_What the task asks:_ Print the entries below exactly as they appear, from the first line up to and including the line with "from bokeh.resources import INLINE". Do not print any pictures.

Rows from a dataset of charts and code
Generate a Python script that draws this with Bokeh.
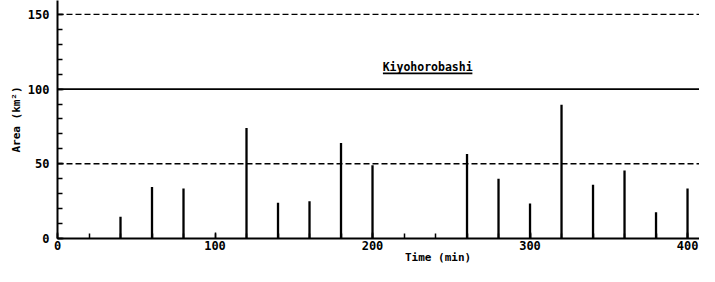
from bokeh.plotting import figure
from bokeh.models import SingleIntervalTicker, Span, Range1d
from bokeh.core.properties import value
from bokeh.embed import file_html
from bokeh.resources import INLINE

# Data
times = [40, 60, 80, 120, 140, 160, 180, 200, 260, 280, 300, 320, 340, 360, 380, 400]
areas = [14.5, 34.5, 33.5, 74, 24, 25, 64, 49, 56.5, 40, 23.5, 89.5, 36, 45.5, 17.5, 33.5]
dashed_levels = [50, 150]
solid_levels = [100]
station = "Kiyohorobashi"
station_x = 235
station_y = 114.5
x_label = "Time (min)"
y_label = "Area (km²)"

FONT = "DejaVu Sans Mono"

p = figure(width=699, height=266, output_backend="svg", toolbar_location=None,
           x_range=Range1d(0, 407.6), y_range=Range1d(0, 159.3),
           min_border_left=57, min_border_right=0, min_border_top=0, min_border_bottom=0)
p.outline_line_color = None
p.xgrid.visible = False
p.ygrid.visible = False
p.background_fill_color = "white"

# bars
p.segment(x0=times, y0=[0] * len(times), x1=times, y1=areas,
          line_color="black", line_width=2.3)

for lv in dashed_levels:
    p.add_layout(Span(location=lv, dimension="width", line_color="black",
                      line_width=1.4, line_dash="6 3"))
for lv in solid_levels:
    p.add_layout(Span(location=lv, dimension="width", line_color="black",
                      line_width=1.6))

# station label with underline
p.text(x=[station_x], y=[station_y], text=[station], text_align="center",
       text_baseline="alphabetic", text_font_size="11.5px", text_font_style="bold",
       text_color="black", text_font=value(FONT))
half = 28.4
p.segment(x0=[station_x - half], y0=[station_y - 4], x1=[station_x + half],
          y1=[station_y - 4], line_color="black", line_width=1.6)

# axes
xa = p.xaxis[0]
xa.ticker = SingleIntervalTicker(interval=100, num_minor_ticks=5)
ya = p.yaxis[0]
ya.ticker = SingleIntervalTicker(interval=50, num_minor_ticks=5)
for ax in (xa, ya):
    ax.axis_line_color = "black"
    ax.axis_line_width = 2
    ax.major_tick_in = 6
    ax.major_tick_out = 0
    ax.minor_tick_in = 5
    ax.minor_tick_out = 0
    ax.major_tick_line_width = 1.5
    ax.minor_tick_line_width = 1.5
    ax.major_tick_line_color = "black"
    ax.minor_tick_line_color = "black"
    ax.major_label_text_font = FONT
    ax.major_label_text_font_size = "12px"
    ax.major_label_text_font_style = "bold"
    ax.major_label_text_color = "black"
    ax.axis_label_text_font = FONT
    ax.axis_label_text_font_size = "11px"
    ax.axis_label_text_font_style = "bold"
    ax.axis_label_text_color = "black"

xa.major_label_standoff = 2
xa.axis_label_standoff = -2
# label shifted right (as in the reference) with leading no-break spaces
xa.axis_label = "\u00a0" * 18 + x_label
ya.major_label_standoff = 8
ya.axis_label = y_label
ya.axis_label_standoff = 2

open("out.html", "w").write(file_html(p, INLINE))
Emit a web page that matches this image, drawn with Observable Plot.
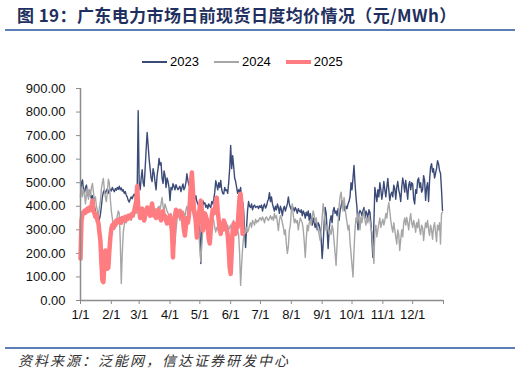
<!DOCTYPE html>
<html><head><meta charset="utf-8">
<script src="https://cdn.jsdelivr.net/npm/d3@7"></script>
<script src="https://cdn.jsdelivr.net/npm/@observablehq/plot@0.6"></script>
<style>
body{margin:0;background:#fff;width:520px;height:373px;position:relative;overflow:hidden;font-family:"Liberation Sans",Arial,sans-serif}
#title{position:absolute;left:17px;top:3px;font-family:"Noto Sans CJK SC";font-weight:700;font-size:17px;line-height:24px;color:#1F3060;letter-spacing:0.4px;white-space:nowrap}
#tline{position:absolute;left:5px;top:29px;width:510px;height:2px;background:#5B7FB5}
#chart{position:absolute;left:0;top:40px}
#legend{position:absolute;left:142px;top:54px;display:flex;align-items:center;font-size:13px;line-height:16px;color:#000}
.item{display:flex;align-items:center;margin-right:15px}
.sw{width:25px;margin-right:3px}
#sline{position:absolute;left:5px;top:347px;width:510px;height:1.5px;background:#5B7FB5}
#source{position:absolute;left:18px;top:350px;font-style:italic;font-size:14px;line-height:20px;letter-spacing:2px;color:#333;font-family:"Noto Sans CJK SC";white-space:nowrap}
</style>
</head><body>
<div id="title">图 19：广东电力市场日前现货日度均价情况（元/MWh）</div>
<div id="tline"></div>
<div id="chart"></div>
<div id="legend"></div>
<div id="sline"></div>
<div id="source">资料来源：泛能网，信达证券研发中心</div>
<script>
const seriesNames = ["2023", "2024", "2025"];
const seriesColors = ["#3B4B78", "#A6A6A6", "#FF7C80"];
const seriesWidths = [1.4, 1.4, 4.5];
const monthStarts = [0,31,59,90,120,151,181,212,243,273,304,334];
const monthLabels = ["1/1","2/1","3/1","4/1","5/1","6/1","7/1","8/1","9/1","10/1","11/1","12/1"];
const yTicks = [0,100,200,300,400,500,600,700,800,900];

const y2023 = [
440,500,512,470,455,480,490,460,440,470,455,430,445,425,400,380,360,330,318,345,365,400,440,460,470,455,465,475,455,468,472,
465,480,470,462,475,468,480,472,485,470,478,465,470,455,462,448,440,425,418,430,440,432,445,452,440,460,470,806,
500,470,520,555,500,485,560,640,713,660,600,560,520,505,560,540,500,470,530,560,603,575,585,520,497,550,530,480,520,505,480,
424,480,470,496,485,470,492,480,470,478,485,462,480,495,470,480,500,538,510,490,480,455,440,470,450,430,445,420,410,400,
300,157,300,424,410,415,396,405,390,410,400,395,420,410,430,460,509,490,470,500,480,510,470,455,452,480,467,470,455,500,560,
658,560,615,570,520,505,480,455,470,460,480,430,420,385,300,225,310,382,420,400,395,410,385,400,405,395,398,400,390,402,
395,405,380,400,410,392,400,420,430,458,420,440,410,395,380,400,385,410,395,370,400,385,360,390,400,380,395,410,440,410,395,
385,400,390,380,395,385,370,390,380,375,385,360,380,370,350,375,360,380,340,370,345,320,350,330,310,340,300,330,320,300,260,
178,240,330,395,370,300,221,300,340,360,330,380,395,370,380,360,390,340,380,400,424,395,410,380,400,390,410,420,440,500,
470,520,573,500,440,395,300,370,382,375,360,380,395,350,380,370,340,385,375,330,260,183,330,480,450,420,470,440,500,470,430,
460,505,470,440,480,518,470,424,450,460,440,490,475,430,480,505,470,450,420,480,520,495,460,510,470,430,490,505,470,500,
495,430,410,470,455,510,520,480,500,460,470,530,510,425,480,500,420,510,566,581,545,560,520,540,560,594,580,552,540,470,382
];
const y2024 = [
450,480,440,470,455,410,450,480,430,470,445,480,497,460,424,440,400,380,360,396,420,474,500,518,470,440,420,460,515,500,430,
380,350,320,300,310,330,360,380,370,250,72,200,290,320,340,330,350,345,360,350,340,365,370,355,380,370,390,380,
385,370,395,380,360,375,390,370,385,365,380,395,375,360,385,370,390,380,365,395,400,385,410,437,400,380,410,395,380,370,360,
350,370,340,300,260,240,300,340,370,355,340,370,360,380,370,355,385,400,370,360,390,380,400,370,350,380,360,340,320,290,
220,165,240,300,330,320,345,330,350,340,320,300,330,350,340,310,290,310,300,330,320,290,310,300,320,340,330,310,320,300,310,
320,300,330,340,320,310,330,300,280,200,64,150,220,270,300,285,310,290,300,320,330,310,340,330,320,345,330,340,335,350,
350,340,355,345,330,350,355,345,340,350,360,345,355,340,370,350,360,330,297,340,360,350,330,310,280,300,240,200,230,297,320,
380,410,360,330,345,330,340,300,330,350,340,330,300,250,183,260,320,297,330,340,320,355,380,360,330,350,320,300,280,255,300,
350,411,380,330,297,320,300,283,300,280,320,300,250,200,149,240,330,400,440,460,420,380,437,400,360,330,300,320,250,200,
150,100,210,300,350,330,370,340,300,355,330,360,380,340,320,350,330,360,340,310,290,230,157,297,320,270,300,327,350,310,330,
345,320,340,369,350,390,416,380,340,310,290,330,300,270,240,300,280,212,260,300,270,330,350,320,353,330,300,340,369,330,
310,340,320,290,330,310,345,300,280,320,310,255,300,330,310,340,300,276,320,300,260,310,330,290,250,320,300,330,240,369,375
];
const y2025 = [
178,340,365,375,380,372,385,390,380,395,385,400,424,380,370,355,365,340,330,290,255,160,85,78,150,212,180,135,140,210,267,
305,320,310,330,320,340,330,335,345,340,330,350,345,340,355,350,345,360,355,350,365,360,370,380,400,420,485,400,
380,350,365,390,370,340,360,375,395,370,380,360,390,412,380,360,370,350,365,385,370,355,340,365,380,350,360,340,327,350,345,
360,330,290,183,300,360,385,370,360,375,380,355,370,340,300,276,320,350,330,360,420,500,543,470,390,370,330,267,330,360,
400,424,380,297,330,370,360,340,300,260,242,300,360,385,370,380,420,437,380,340,300,283,320,300,340,330,310,300,280,220,140,
113,200,300,327,300,283,320,310,380,440,453,395,283
];

const allSeries = [y2023, y2024, y2025];
const toRows = (arr) => arr.map((v, i) => ({d: i, v}));

const legend = document.getElementById("legend");
seriesNames.forEach((name, k) => {
  const it = document.createElement("div");
  it.className = "item";
  const sw = document.createElement("span");
  sw.className = "sw";
  sw.style.height = seriesWidths[k] + "px";
  sw.style.background = seriesColors[k];
  const tx = document.createElement("span");
  tx.textContent = name;
  it.appendChild(sw); it.appendChild(tx);
  legend.appendChild(it);
});

const chart = Plot.plot({
  width: 520,
  height: 300,
  marginLeft: 80,
  marginRight: 77,
  marginTop: 48,
  marginBottom: 40,
  x: {domain: [0, 365]},
  y: {domain: [0, 900]},
  style: {fontFamily: "'Liberation Sans', Arial, sans-serif", fontSize: "13px", color: "#111", background: "transparent"},
  marks: [
    Plot.axisY({ticks: yTicks, tickFormat: d => d.toFixed(2), tickSize: 4, tickPadding: 11, stroke: "#8C8C8C", label: null}),
    Plot.axisX({ticks: [...monthStarts, 365], tickFormat: d => { const i = monthStarts.indexOf(d); return i < 0 ? "" : monthLabels[i]; }, tickSize: 4, tickPadding: 5, stroke: "#8C8C8C", label: null}),
    ...allSeries.map((arr, k) => Plot.line(toRows(arr), {x: "d", y: "v", stroke: seriesColors[k], strokeWidth: seriesWidths[k]})),
    Plot.ruleX([0], {stroke: "#8C8C8C", strokeWidth: 1.5}),
    Plot.ruleY([0], {stroke: "#8C8C8C", strokeWidth: 1.5})
  ]
});
document.getElementById("chart").appendChild(chart);
</script>
</body></html>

_Answer for the task:_
Generate a Python script that draws this with Bokeh.
from bokeh.plotting import figure
from bokeh.models import SingleIntervalTicker, Span, Range1d
from bokeh.core.properties import value
from bokeh.embed import file_html
from bokeh.resources import INLINE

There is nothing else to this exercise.